• _Material provided_:
────────────────

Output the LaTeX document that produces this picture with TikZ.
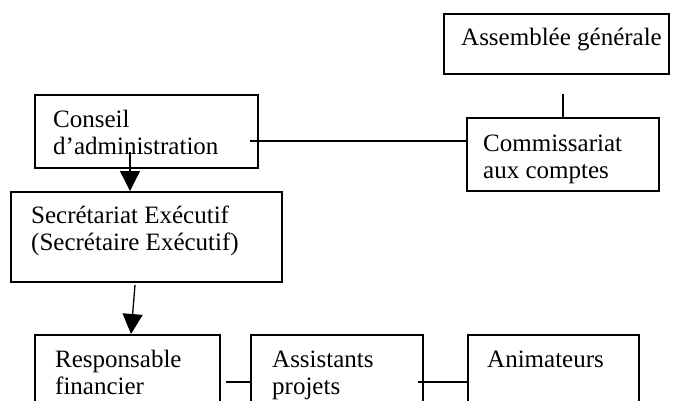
\documentclass[tikz,border=0pt]{standalone}
\usepackage{fontspec}
\setmainfont{Liberation Serif}
\usetikzlibrary{arrows.meta}
\begin{document}
\begin{tikzpicture}[x=1pt,y=-1pt,
  box/.style={draw,line width=1.7pt,anchor=north west,inner sep=0pt},
  txt/.style={anchor=base west,inner sep=0pt,align=left,font=\fontsize{25}{27}\selectfont},
  link/.style={line width=1.3pt},
  arr/.style={line width=1.3pt,-{Triangle[width=20pt,length=20pt]}}]
\useasboundingbox (0,0) rectangle (677,400);
\clip (0,0) rectangle (677,400);
% boxes
\node[box,minimum width=225pt,minimum height=60pt] (ag) at (443,13) {};
\node[box,minimum width=192pt,minimum height=73pt] (ca) at (466,117) {};
\node[box,minimum width=223pt,minimum height=73pt] (cd) at (34,94) {};
\node[box,minimum width=271pt,minimum height=90pt] (se) at (10,191) {};
\node[box,minimum width=185pt,minimum height=90pt] (rf) at (34,334) {};
\node[box,minimum width=172pt,minimum height=90pt] (ap) at (250,334) {};
\node[box,minimum width=171pt,minimum height=90pt] (an) at (467,334) {};
% texts (anchor = baseline of last line)
\node[txt] (tag) at (461,45) {Assemblée générale};
\node[txt] (tca) at (483,178) {Commissariat\\aux comptes};
\node[txt] (tcd) at (53,154) {Conseil\\d’administration};
\node[txt] (tse) at (31,250) {Secrétariat Exécutif\\(Secrétaire Exécutif)};
\node[txt] (trf) at (55,394) {Responsable\\financier};
\node[txt] (tap) at (272,394) {Assistants\\projets};
\node[txt] (tan) at (487,367) {Animateurs};
% connectors
\coordinate (agl) at (563,94);
\draw[link] (agl) -- (agl |- ca.north);
\coordinate (cdl) at (250,141);
\draw[link] (cdl) -- (cdl -| ca.west);
\coordinate (cda) at (130,152);
\draw[arr] (cda) -- (cda |- se.north);
\coordinate (sea) at (135,285);
\coordinate (rfa) at (131,334);
\draw[arr] (sea) -- (rfa);
\coordinate (rfl) at (226,382);
\draw[link] (rfl) -- (rfl -| ap.west);
\coordinate (apl) at (418,382);
\draw[link] (apl) -- (apl -| an.west);
\end{tikzpicture}
\end{document}
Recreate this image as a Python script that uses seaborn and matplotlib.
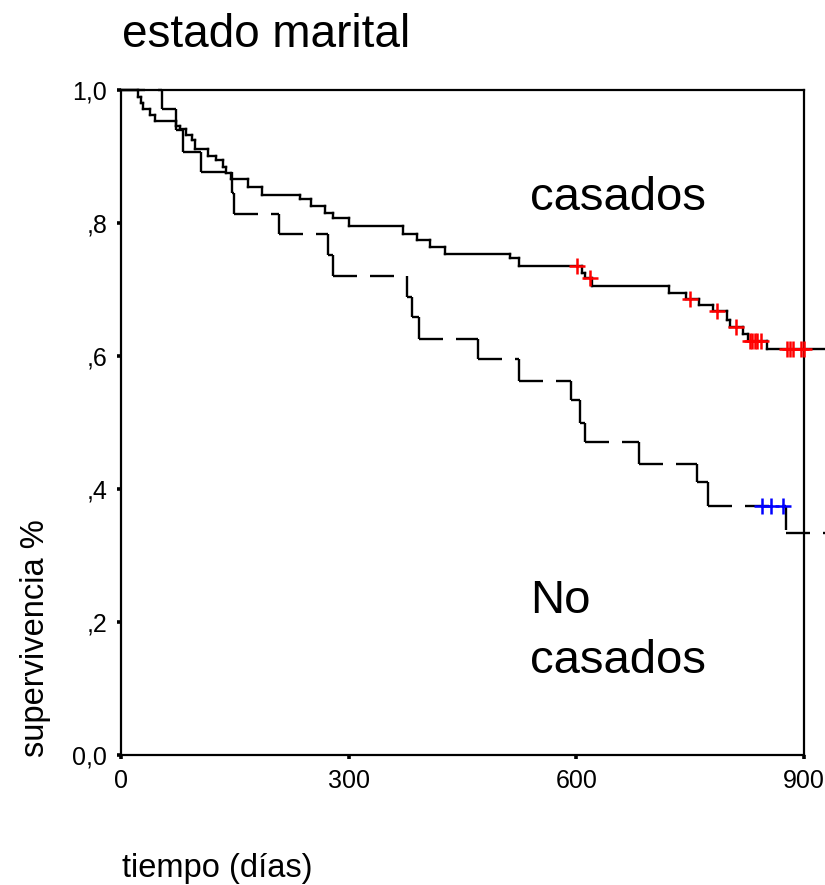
import numpy as np
import pandas as pd
import matplotlib
matplotlib.use("Agg")
import matplotlib.pyplot as plt
import seaborn as sns

# Kaplan-Meier survival steps (days, survival proportion)
casados_t = [23, 26, 29, 38, 45, 73, 78, 86, 94, 98, 115, 125, 134, 139, 145,
             168, 186, 236, 251, 269, 279, 300, 371, 390, 407, 427, 512, 525,
             608, 612, 620, 722, 744, 762, 780, 798, 802, 820, 826, 851]
casados_s = [0.990, 0.981, 0.971, 0.962, 0.953, 0.946, 0.941, 0.932, 0.925,
             0.912, 0.901, 0.895, 0.884, 0.875, 0.866, 0.854, 0.842, 0.836,
             0.825, 0.815, 0.807, 0.795, 0.784, 0.775, 0.764, 0.754, 0.747,
             0.735, 0.725, 0.717, 0.706, 0.695, 0.685, 0.677, 0.667, 0.654,
             0.643, 0.633, 0.622, 0.611]
casados_cens = [601, 618, 750, 785, 811, 829, 832, 835, 838, 843,
                877, 881, 885, 896, 900]

nocas_t = [54, 73, 82, 106, 146, 149, 208, 273, 279, 377, 383, 393, 470, 525,
           593, 605, 611, 682, 759, 774, 876]
nocas_s = [0.971, 0.940, 0.907, 0.876, 0.845, 0.813, 0.783, 0.752, 0.720,
           0.688, 0.659, 0.625, 0.595, 0.563, 0.534, 0.500, 0.470, 0.438,
           0.410, 0.375, 0.334]
nocas_cens = [844, 857, 872]

follow_end = 930
x_ticks = [0, 300, 600, 900]
y_ticks = [0.0, 0.2, 0.4, 0.6, 0.8, 1.0]
y_ticklabels = ["0,0", ",2", ",4", ",6", ",8", "1,0"]

sns.set_style("white")
plt.rcParams["font.family"] = ["Liberation Sans", "DejaVu Sans"]
plt.rcParams["text.color"] = "black"


def step_segments(times, surv):
    """Split a survival step curve into separate horizontal/vertical pieces
    so every piece starts its own dash pattern."""
    x = [0] + list(times) + [follow_end]
    y = [1.0] + list(surv) + [surv[-1]]
    rows = []
    seg = 0
    for i in range(len(x) - 1):
        rows.append((seg, x[i], y[i]))
        rows.append((seg, x[i + 1], y[i]))
        seg += 1
        if i + 1 < len(y) and y[i + 1] != y[i]:
            rows.append((seg, x[i + 1], y[i]))
            rows.append((seg, x[i + 1], y[i + 1]))
            seg += 1
    return pd.DataFrame(rows, columns=["seg", "dias", "surv"])


def surv_at(times, surv, t):
    idx = np.searchsorted(np.asarray(times), np.asarray(t), side="right")
    full = np.concatenate([[1.0], np.asarray(surv)])
    return full[idx]


fig = plt.figure(figsize=(8.25, 8.85), dpi=100)
ax = fig.add_axes([121 / 825, 130 / 885, 683 / 825, 665 / 885])

df_c = step_segments(casados_t, casados_s)
df_n = step_segments(nocas_t, nocas_s)

line_w = 1.7
px_per_lw = line_w * 100 / 72
sns.lineplot(data=df_c, x="dias", y="surv", units="seg", ax=ax,
             color="black", linewidth=line_w, estimator=None, sort=False,
             solid_capstyle="projecting", clip_on=False, zorder=3)
sns.lineplot(data=df_n, x="dias", y="surv", units="seg", ax=ax,
             color="black", linewidth=line_w, estimator=None, sort=False,
             linestyle=(0, (24 / px_per_lw, 13 / px_per_lw)),
             dash_capstyle="butt", clip_on=False, zorder=3)

# censored observations
cens_c = pd.DataFrame({"dias": casados_cens,
                       "surv": surv_at(casados_t, casados_s, casados_cens)})
cens_n = pd.DataFrame({"dias": nocas_cens,
                       "surv": surv_at(nocas_t, nocas_s, nocas_cens)})
sns.scatterplot(data=cens_c, x="dias", y="surv", ax=ax, marker="+", s=130,
                color="#ff0000", linewidth=1.8, clip_on=False, zorder=4)
sns.scatterplot(data=cens_n, x="dias", y="surv", ax=ax, marker="+", s=130,
                color="#0000ff", linewidth=1.8, clip_on=False, zorder=4)

ax.set_xlim(0, 900)
ax.set_ylim(0, 1.0)
ax.set_xticks(x_ticks)
ax.set_xticklabels([str(v) for v in x_ticks])
ax.set_yticks(y_ticks)
ax.set_yticklabels(y_ticklabels)
ax.tick_params(axis="both", which="major", direction="out", length=3,
               width=2.6, color="black", labelsize=18, labelcolor="black",
               bottom=True, left=True, top=False, right=False)
ax.tick_params(axis="x", pad=7)
ax.tick_params(axis="y", pad=7)
for sp in ax.spines.values():
    sp.set_visible(True)
    sp.set_color("black")
    sp.set_linewidth(1.6)
ax.set_xlabel("")
ax.set_ylabel("")

fig.text(122 / 825, 1 - 47 / 885, "estado marital", fontsize=33,
         color="black", ha="left", va="baseline")
fig.text(122 / 825, 1 - 877 / 885, "tiempo (días)", fontsize=23.5,
         color="black", ha="left", va="baseline")
fig.text(44 / 825, 1 - 757 / 885, "supervivencia %", fontsize=23.5,
         color="black", rotation=90, rotation_mode="anchor",
         ha="left", va="baseline")

ax.text(0.599, 0.8195, "casados", transform=ax.transAxes, fontsize=34,
        color="black", ha="left", va="baseline")
ax.text(0.599, 0.2135, "No", transform=ax.transAxes, fontsize=34,
        color="black", ha="left", va="baseline")
ax.text(0.599, 0.1233, "casados", transform=ax.transAxes, fontsize=34,
        color="black", ha="left", va="baseline")

fig.savefig("out.png", dpi=100)
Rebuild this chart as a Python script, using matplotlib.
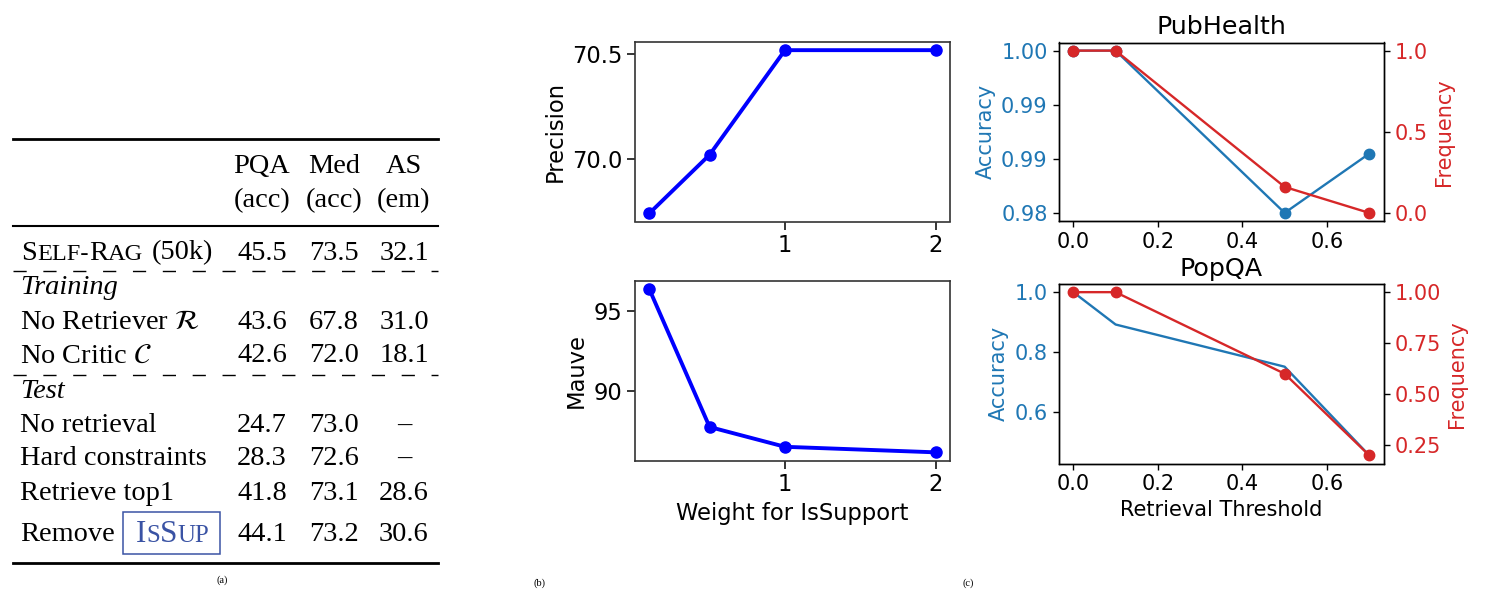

────────────────

• _Work to do_: Using the listing above, repeat word for word each line from the one with "Recreate this image" down to the one with "877, 881, 885, 896, 900]", both included. Omit all pictures.

• _Written answer_:
Recreate this image as a Python script that uses seaborn and matplotlib.
import numpy as np
import pandas as pd
import matplotlib
matplotlib.use("Agg")
import matplotlib.pyplot as plt
import seaborn as sns

# Kaplan-Meier survival steps (days, survival proportion)
casados_t = [23, 26, 29, 38, 45, 73, 78, 86, 94, 98, 115, 125, 134, 139, 145,
             168, 186, 236, 251, 269, 279, 300, 371, 390, 407, 427, 512, 525,
             608, 612, 620, 722, 744, 762, 780, 798, 802, 820, 826, 851]
casados_s = [0.990, 0.981, 0.971, 0.962, 0.953, 0.946, 0.941, 0.932, 0.925,
             0.912, 0.901, 0.895, 0.884, 0.875, 0.866, 0.854, 0.842, 0.836,
             0.825, 0.815, 0.807, 0.795, 0.784, 0.775, 0.764, 0.754, 0.747,
             0.735, 0.725, 0.717, 0.706, 0.695, 0.685, 0.677, 0.667, 0.654,
             0.643, 0.633, 0.622, 0.611]
casados_cens = [601, 618, 750, 785, 811, 829, 832, 835, 838, 843,
                877, 881, 885, 896, 900]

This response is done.